Jumping over fire, and other ways to celebrate Persian New Year
Many cultures around the world celebrate Nowruz, which also marks the start of spring
Four small fires burned outside an Ottawa convention centre earlier this week, awaiting the flame jumpers eager to celebrate Iran's festival of fire, Chaharshanbe Soori.
The scene transported organizer Shay Ayoubzadeh back to his childhood in Iran.
"It almost brings tears to my eyes. [It takes me] back about 40 years, back home where we [had] such a happy time and good time. It all brings back childhood memories," he said at the Tuesday night event.
As people leaped over the flames at the Infinity Convention Centre in Gloucester, expressions of fear and joy swept across their faces.
The fire-jumping event is held annually just before the start of Persian New Year, or Nowruz, which marks the start of spring in Iran and for a number of other cultures around the world.
The young and the old shouted a Zoroastrian purification chant asking for health and luck for the new year.
"It feels good, it feels like you're having a new start, and feels kind of thrilling," said 12-year-old Yasmine Shariat. "I'm excited, but I can't get it out of my mind that your clothes could catch on fire."
Worth the trouble
Ayoubzadeh organized a few celebrations in Ottawa for the Iranian New Year, including:
- A Nowruz dinner and dance gala being held at the Infinity Convention Centre on Saturday, March 23.

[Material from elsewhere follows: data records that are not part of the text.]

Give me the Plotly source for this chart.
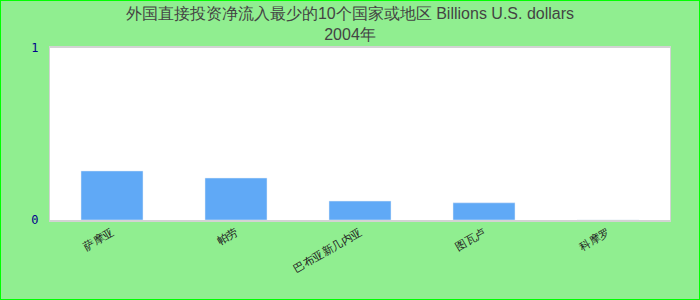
import plotly.graph_objects as go

categories = ["萨摩亚", "帕劳", "巴布亚新几内亚", "图瓦卢", "科摩罗"]
values = [0.285, 0.244, 0.11, 0.10, 0.0]
title_line1 = "外国直接投资净流入最少的10个国家或地区 Billions U.S. dollars"
title_line2 = "2004年"
y_ticks = [0, 1]

W, H = 700, 300
ml, mr, mt, mb = 50, 30, 48, 80
pw, ph = W - ml - mr, H - mt - mb

fig = go.Figure(go.Bar(x=categories, y=values, marker_color="#60A9F6", width=0.5))

fig.update_layout(
    width=W, height=H,
    margin=dict(l=ml, r=mr, t=mt, b=mb, pad=0),
    paper_bgcolor="#90EE90",
    plot_bgcolor="white",
    title=dict(text=title_line1 + "<br>" + title_line2, x=0.5, xanchor="center",
               yref="container", y=1 - 19 / H, yanchor="middle",
               font=dict(family="Liberation Sans, Arial", size=16, color="#444444")),
    showlegend=False,
    bargap=0.5,
)
fig.update_xaxes(showgrid=False, showline=True, linecolor="#d3d3d3", linewidth=2, mirror=True,
                 tickangle=-30, ticks="",
                 tickfont=dict(family="Liberation Sans, Arial", size=11, color="#222222"))
fig.update_yaxes(range=[0, 1], tickvals=y_ticks, showgrid=False, zeroline=False,
                 showline=True, linecolor="#d3d3d3", linewidth=1, mirror=True, ticks="",
                 ticklabelstandoff=8,
                 tickfont=dict(family="DejaVu Sans Mono", size=12, color="#00008B"))
fig.add_shape(type="rect", xref="paper", yref="paper",
              x0=-ml / pw, x1=1 + mr / pw, y0=-mb / ph, y1=1 + mt / ph,
              line=dict(color="#00FF00", width=2), fillcolor="rgba(0,0,0,0)", layer="above")

fig.write_html("out.html")
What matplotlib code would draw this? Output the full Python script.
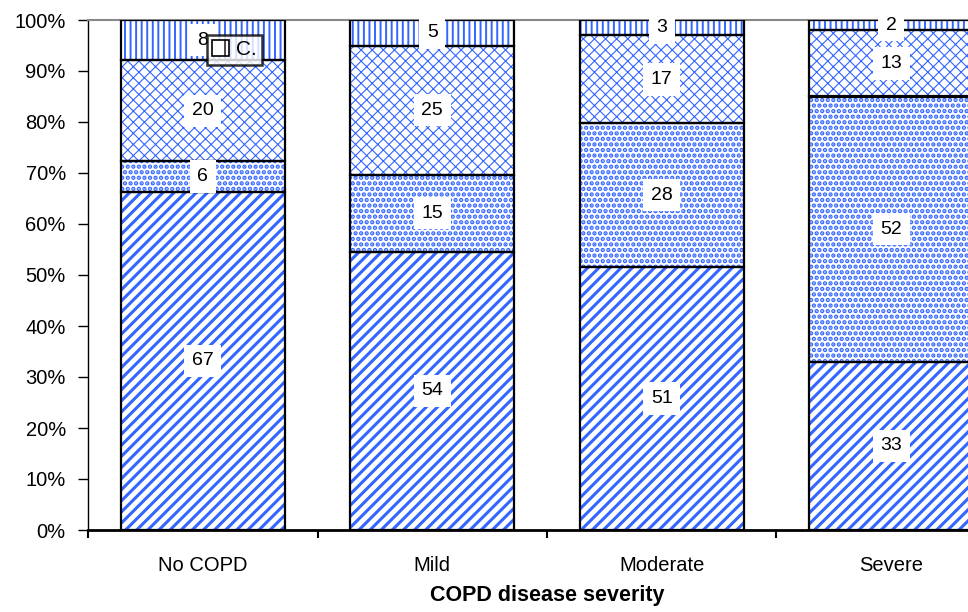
import matplotlib

matplotlib.use("Agg")

import matplotlib.pyplot as plt
import numpy as np
from matplotlib.patches import Patch
from matplotlib.ticker import PercentFormatter

plt.rcParams["font.family"] = ["Liberation Sans", "DejaVu Sans"]

categories = ["No COPD", "Mild", "Moderate", "Severe"]
seg_a = [67, 54, 51, 33]   # bottom, diagonal stripes
seg_b = [6, 15, 28, 52]    # dotted
seg_c = [20, 25, 17, 13]   # lattice
seg_d = [8, 5, 3, 2]       # vertical lines

series = [seg_a, seg_b, seg_c, seg_d]
hatches = ["///", "...", "xxx", "|||"]
hatch_lw = [2.2, 2.2, 0.8, 1.4]
blue = "#3366ff"

vals = np.array(series, dtype=float)
shares = vals / vals.sum(axis=0) * 100

fig = plt.figure(figsize=(9.68, 6.12), dpi=100)
ax = fig.add_axes([88 / 968, 82 / 612, 918 / 968, 510 / 612])

x = np.arange(len(categories))
width = 0.715
bottom = np.zeros(len(categories))
for raw, share, hatch, hlw in zip(vals, shares, hatches, hatch_lw):
    with plt.rc_context({"hatch.linewidth": hlw}):
        bars = ax.bar(x, share, width, bottom=bottom, color="white",
                      edgecolor=blue, hatch=hatch, linewidth=0, zorder=2)
    for p in bars:
        if hasattr(p, "set_hatch_linewidth"):
            p.set_hatch_linewidth(hlw)
    ax.bar(x, share, width, bottom=bottom, color="none", edgecolor="black",
           linewidth=1.6, zorder=3)
    for xi, b, s, r in zip(x, bottom, share, raw):
        ax.text(xi, b + s / 2, f"{int(r)}", ha="center", va="center",
                fontsize=14, zorder=5,
                bbox=dict(boxstyle="square,pad=0.4", facecolor="white",
                          edgecolor="none"))
    bottom += share

ax.set_xlim(-0.5, len(categories) - 0.5)
ax.set_ylim(0, 100)
ax.yaxis.set_major_formatter(PercentFormatter(decimals=0))
ax.set_yticks(np.arange(0, 101, 10))
ax.tick_params(axis="y", labelsize=14.5, length=7, width=1, direction="out", pad=9)

ax.set_xticks(x)
ax.set_xticklabels(categories, fontsize=14.5)
ax.set_xticks(np.arange(-0.5, len(categories), 1.0), minor=True)
ax.tick_params(axis="x", which="major", length=0, pad=19)
ax.tick_params(axis="x", which="minor", length=6, width=1.5, direction="out")
ax.set_xlabel("COPD disease severity", fontsize=15.5, fontweight="bold", labelpad=7)

ax.spines["right"].set_visible(False)
ax.spines["top"].set_color("#888888")
ax.spines["top"].set_linewidth(1.5)
ax.spines["left"].set_linewidth(1)
ax.spines["bottom"].set_linewidth(2)

# partial legend box in the top corner of the first bar
with plt.rc_context({"hatch.linewidth": 1.2}):
    handle = Patch(facecolor="white", edgecolor="black", hatch="|", linewidth=1.2)
leg = fig.legend(
    handles=[handle], labels=["C."], loc="upper left",
    bbox_to_anchor=(207 / 968, 1 - 35 / 612),
    frameon=True, fancybox=False, edgecolor="black", fontsize=15,
    handlelength=0.8, handleheight=0.8, handletextpad=0.35, borderpad=0.25,
    borderaxespad=0,
)
leg.get_frame().set_linewidth(1.8)
leg.set_zorder(6)

fig.savefig("out.png", dpi=100)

- A Nowruz celebration at the University of Ottawa's Alumni Theatre on Sunday, March 24.
The 13-day festival starts the day of the vernal equinox, around March 20 or 21 each year.
It's not easy to organize a fire festival in Ottawa. Ayoubzadeh needed to get a special permit from the city, valid only for half an hour, for Tuesday's fire-jumping event.
It was a much different experience from his childhood in Iran, when he and his siblings would run around their neighbourhood in Shiraz for days to collect wood beforehand.
"As soon as the night arrived, we set seven or even 10 fires that [were up] to three feet high," he said. "Believe it or not, no incident [or injury] has ever happened that I've seen," he said.
Despite being burned during the celebration as a young girl, Maryam Jafari, now 63, jumped the flames in Ottawa Tuesday night with a big smile on her face.
"This is a tradition of a celebration of fire," she said.
"My kids are born and raised here in Canada. This is how I teach them about my culture, this old, ancient culture. It's a celebration of getting together, and the start of the new year."